Obviously these two scenarios require different drivers: nvidia
for the host
compute, and vfio-pci
for passthrough. Switching between the two is easy, but
requires a sequence of unbinds and binds for each of the (4!!) PCI devices that
are exposed.
To help ease this driver switching I wrote a wrote script called pci-bind, which handles the unbinding and binding a new driver for a group of devices with a certain PCI address.
To bind nvidia
for compute I can just run:
sudo pci-bind nvidia 0000:0a:00
Replacing nvidia
with vfio-pci
does the opposite, which is what I put at
the top of my qemu
script.
On my system lspci
gives:
...
0a:00.0 VGA compatible controller: NVIDIA Corporation TU104 [GeForce RTX 2070 SUPER] (rev a1)

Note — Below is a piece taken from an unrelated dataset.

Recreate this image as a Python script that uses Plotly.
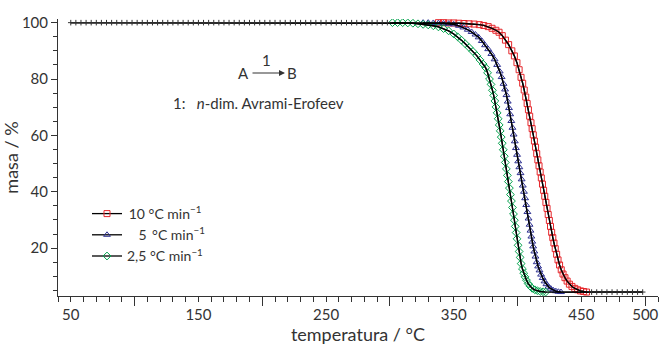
import plotly.graph_objects as go

# ---------------- data ----------------
T_START = 50
T_END = 498
M_TOP = 100
M_BASE = 4.4

# 10 °C/min (red squares)
T_10 = [338, 342, 346, 350, 354, 358, 362, 366, 370, 373.5, 377, 380, 383, 385.5, 388, 390.5, 393, 395.5,
        397.5, 399.5, 401.2, 402.7, 404.0, 405.2, 406.4, 407.5, 408.5, 409.5, 410.5, 411.4, 412.3, 413.2,
        414.1, 415.0, 415.9, 416.8, 417.7, 418.6, 419.5, 420.4, 421.3, 422.2, 423.1, 424.0, 424.9, 425.8,
        426.7, 427.6, 428.5, 429.5, 430.6, 431.7, 432.9, 434.2, 435.6, 437.1, 438.8, 440.6, 442.6, 444.8,
        447.0, 449.3, 451.7, 454.0]
M_10 = [100, 100, 99.9, 99.9, 99.8, 99.7, 99.6, 99.5, 99.3, 99.0, 98.6, 98.0, 97.3, 96.6, 95.4, 93.8, 92.2, 90.0,
        88.2, 85.8, 83.3, 80.6, 78.5, 76.1, 73.6, 71.3, 69.1, 66.8, 64.5, 62.4, 60.2, 58.0,
        55.8, 53.5, 51.3, 49.2, 47.0, 44.9, 42.7, 40.5, 38.4, 36.2, 34.1, 31.9, 29.8, 27.7,
        25.6, 23.7, 21.8, 19.8, 17.8, 15.8, 14.0, 12.3, 10.8, 9.5, 8.3, 7.2, 6.4, 5.7,
        5.2, 4.8, 4.6, 4.4]

# 5 °C/min (blue triangles)
T_5 = [326, 330, 334, 338, 342, 346, 350, 354, 357.5, 361, 364, 367, 369.5, 372, 374.5, 377, 379.5, 382, 384,
       386, 387.5, 389, 390.2, 391.3, 392.3, 393.3, 394.2, 395.1, 396.0, 396.9, 397.8, 398.7, 399.6, 400.5,
       401.4, 402.3, 403.2, 404.1, 405.0, 405.9, 406.8, 407.7, 408.6, 409.4, 410.1, 410.8, 411.5, 412.2,
       413.1, 414.0, 415.0, 416.1, 417.2, 418.4, 419.7, 421.1, 422.6, 424.2, 426.0, 428.0, 430.0, 432.0, 434.0]
M_5 = [100, 100, 99.9, 99.8, 99.7, 99.6, 99.4, 98.9, 98.3, 97.5, 96.7, 95.8, 94.8, 93.5, 92.0, 90.6, 88.9, 87.0, 85.0,
       82.7, 80.7, 78.3, 76.3, 74.3, 72.0, 69.7, 67.5, 65.1, 62.7, 60.3, 57.9, 55.5, 53.1, 50.8,
       48.7, 46.6, 44.4, 42.2, 40.0, 37.7, 35.3, 32.8, 30.5, 28.3, 26.2, 24.1, 22.3, 20.6,
       18.8, 17.0, 15.0, 13.5, 12.1, 10.6, 9.4, 8.2, 7.2, 6.3, 5.6, 5.0, 4.7, 4.5, 4.4]

# 2,5 °C/min (green diamonds)
T_25 = [302, 306, 310, 314, 318, 322, 326, 330, 334, 338, 342, 346, 350, 353, 356, 359, 362, 365, 368, 370.5,
        373, 375.0, 376.5, 378.0, 379.2, 380.3, 381.3, 382.2, 383.1, 384.0, 384.8, 385.6, 386.4, 387.2,
        388.0, 388.8, 389.6, 390.4, 391.2, 392.0, 392.8, 393.6, 394.4, 395.2, 396.0, 396.8, 397.5, 398.2,
        398.9, 399.6, 400.4, 401.2, 402.0, 402.8, 403.8, 404.8, 405.8, 407.0, 408.3, 409.8, 411.5, 413.5,
        415.5, 417.7, 420.0, 422.0]
M_25 = [100, 100, 100, 99.9, 99.8, 99.6, 99.4, 99.2, 98.9, 98.5, 97.9, 97.1, 96.0, 95.0, 93.8, 92.5, 91.2, 89.8, 88.3, 86.8,
        85.3, 84.0, 82.2, 80.0, 78.1, 76.0, 74.2, 72.2, 70.1, 68.0, 65.9, 63.7, 61.6, 59.4,
        57.2, 54.9, 52.6, 50.4, 48.1, 45.8, 43.6, 41.3, 39.0, 36.7, 34.4, 32.1, 29.9, 27.7,
        25.5, 23.3, 21.0, 18.8, 16.7, 14.5, 12.6, 11.1, 9.8, 8.6, 7.4, 6.5, 5.7, 5.2,
        4.9, 4.6, 4.5, 4.4]

# small black points on the plateaus
T_PLATEAU_TOP = [50, 54, 58, 62, 66, 70, 74, 78, 82, 86, 90, 94, 98, 102, 106, 110, 114, 118, 122, 126, 130,
                 134, 138, 142, 146, 150, 154, 158, 162, 166, 170, 174, 178, 182, 186, 190, 194, 198, 202,
                 206, 210, 214, 218, 222, 226, 230, 234, 238, 242, 246, 250, 254, 258, 262, 266, 270, 274,
                 278, 282, 286, 290, 294, 298]
T_PLATEAU_BASE = [458, 462, 466, 470, 474, 478, 482, 486, 490, 494, 498]

SERIES_NAMES = ["\u200910 °C min<sup>−1</sup>",
                "\u2007\u2009\u20095 \u2009°C min<sup>−1</sup>",
                "2,5 °C min<sup>−1</sup>"]

X_TICKS = [50, 150, 250, 350, 450, 500]
X_MAJOR = [100, 200, 300, 400, 500]
Y_TICKS = [20, 40, 60, 80, 100]

# ---------------- styles ----------------
FONT = "Lato, 'Open Sans', sans-serif"
TXT = "#333333"
series = [
    (T_10, M_10, SERIES_NAMES[0], "#e5262b", "square-open"),
    (T_5, M_5, SERIES_NAMES[1], "#2e3192", "triangle-up-open"),
    (T_25, M_25, SERIES_NAMES[2], "#00a14b", "diamond-open"),
]

fig = go.Figure()

for T, M, name, col, sym in series:
    fig.add_trace(go.Scatter(
        x=T, y=M, name=name, mode="lines+markers",
        line=dict(color="black", width=1.3),
        marker=dict(symbol=sym, size=6, color=col, line=dict(width=1.0, color=col)),
    ))

# black fit curves (full range) on top of symbols
for T, M, name, col, sym in series:
    fig.add_trace(go.Scatter(
        x=[T_START] + T + [T_END], y=[M_TOP] + M + [M_BASE], mode="lines",
        line=dict(color="black", width=1.3), showlegend=False, hoverinfo="skip",
    ))

fig.add_trace(go.Scatter(
    x=T_PLATEAU_TOP + T_PLATEAU_BASE,
    y=[M_TOP] * len(T_PLATEAU_TOP) + [M_BASE] * len(T_PLATEAU_BASE),
    mode="markers", showlegend=False, hoverinfo="skip",
    marker=dict(symbol="cross-thin", size=4, color="#333", line=dict(width=1, color="#333")),
))

# invisible trace to carry the long (100-step) ticks on an overlay axis
fig.add_trace(go.Scatter(x=[T_START], y=[M_TOP], xaxis="x2", mode="markers",
                         marker=dict(opacity=0), showlegend=False, hoverinfo="skip"))

W, H = 662, 346
L, R, Tm, B = 58, 4, 19, 50
fig.update_layout(
    width=W, height=H,
    margin=dict(l=L, r=R, t=Tm, b=B),
    paper_bgcolor="white", plot_bgcolor="white",
    font=dict(family=FONT, color=TXT, size=14),
    showlegend=True,
    legend=dict(x=(87 - L) / (W - L - R), y=(296 - 198) / (H - Tm - B), xanchor="left", yanchor="top",
                bgcolor="rgba(0,0,0,0)", font=dict(size=14, color=TXT), tracegroupgap=0,
                itemwidth=30),
    xaxis=dict(range=[40, 510], tickmode="array", tickvals=X_TICKS, ticks="outside", ticklen=5,
               tickcolor="#333", showline=True, linecolor="#333", linewidth=1, showgrid=False,
               zeroline=False, tickfont=dict(size=15, color=TXT),
               minor=dict(dtick=10, tick0=0, ticks="outside", ticklen=5, tickcolor="#333", showgrid=False),
               title=dict(text="temperatura / °C", font=dict(size=18, color=TXT), standoff=4)),
    xaxis2=dict(range=[40, 510], overlaying="x", side="bottom", tickmode="array", tickvals=X_MAJOR,
                ticks="outside", ticklen=9, tickcolor="#333", showticklabels=False, showline=False,
                showgrid=False, zeroline=False, matches="x"),
    yaxis=dict(range=[3, 101.3], tickmode="array", tickvals=Y_TICKS, ticks="outside", ticklen=6,
               tickcolor="#333", showline=True, linecolor="#333", linewidth=1, showgrid=False,
               zeroline=False, tickfont=dict(size=15, color=TXT),
               minor=dict(dtick=5, tick0=0, ticks="outside", ticklen=4, tickcolor="#333", showgrid=False),
               title=dict(text="masa / %", font=dict(size=18, color=TXT), standoff=4)),
)

def px(xp):
    return (xp - L) / (W - L - R)

def py(yp):
    return (H - B - yp) / (H - Tm - B)

ann = [
    dict(text="A", x=px(243), y=py(73)),
    dict(text="B", x=px(292), y=py(73)),
    dict(text="1", x=px(266), y=py(60)),
    dict(text="1:\u2003<i>n</i>-dim. Avrami-Erofeev", x=px(258), y=py(103)),
]
for a in ann:
    fig.add_annotation(xref="paper", yref="paper", showarrow=False, font=dict(size=15, color=TXT),
                       xanchor="center", yanchor="middle", **a)
fig.add_annotation(xref="paper", yref="paper", x=px(285), y=py(73), ax=-34, ay=0, text="",
                   showarrow=True, arrowhead=2, arrowsize=1, arrowwidth=1.2, arrowcolor=TXT)

fig.write_html("out.html", config={"displayModeBar": False},
               post_script="document.body.style.margin='0px';document.body.style.overflow='hidden';")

0a:00.1 Audio device: NVIDIA Corporation TU104 HD Audio Controller (rev a1)
0a:00.2 USB controller: NVIDIA Corporation TU104 USB 3.1 Host Controller (rev a1)
0a:00.3 Serial bus controller [0c80]: NVIDIA Corporation TU104 USB Type-C UCSI Controller (rev a1)
...
and each of these live in /sys/bus/pci/devices/0000:0a:00.{0-3}
. Hopefully you
can see where the 0000:0a:00
argument comes from (it's just a prefix).
One issue I've experienced with this setup is that XWayland will pick up the
Nvidia drivers and hold /dev/nvidia0
open so that the nvidia
module will
refuse the unbind request. I found that this was due to glvnd
loading the
Nvidia EGL ICD from /usr/share/glvnd/egl_vendor.d/10_nvidia.json
.
Unfortunately I couldn't find a way to simply not install the Nvidia GL driver
but include the nvidia
kernel driver (i.e. a headless driver of some sort) on
Arch. Anyways to stop glvnd
from loading the nvidia
driver, I simply added
the following to force EGL to load mesa
only:
export __EGL_VENDOR_LIBRARY_FILENAMES=/usr/share/glvnd/egl_vendor.d/50_mesa.json
I also use flatpak, which will end up trying to install the Nvidia GL drivers as a flatpak package. To disable this I just masked out the driver package:
flatpak mask "org.freedesktop.Platform.GL.nvidia*"
screw Nvidia for making CUDA proprietary and not advancing open standards like OpenCL, but also screw AMD for discontinuing ROCm support randomly on a fairly recent card. Hopefully Intel comes up with something better, oh wait they did and SYCL is just another standard.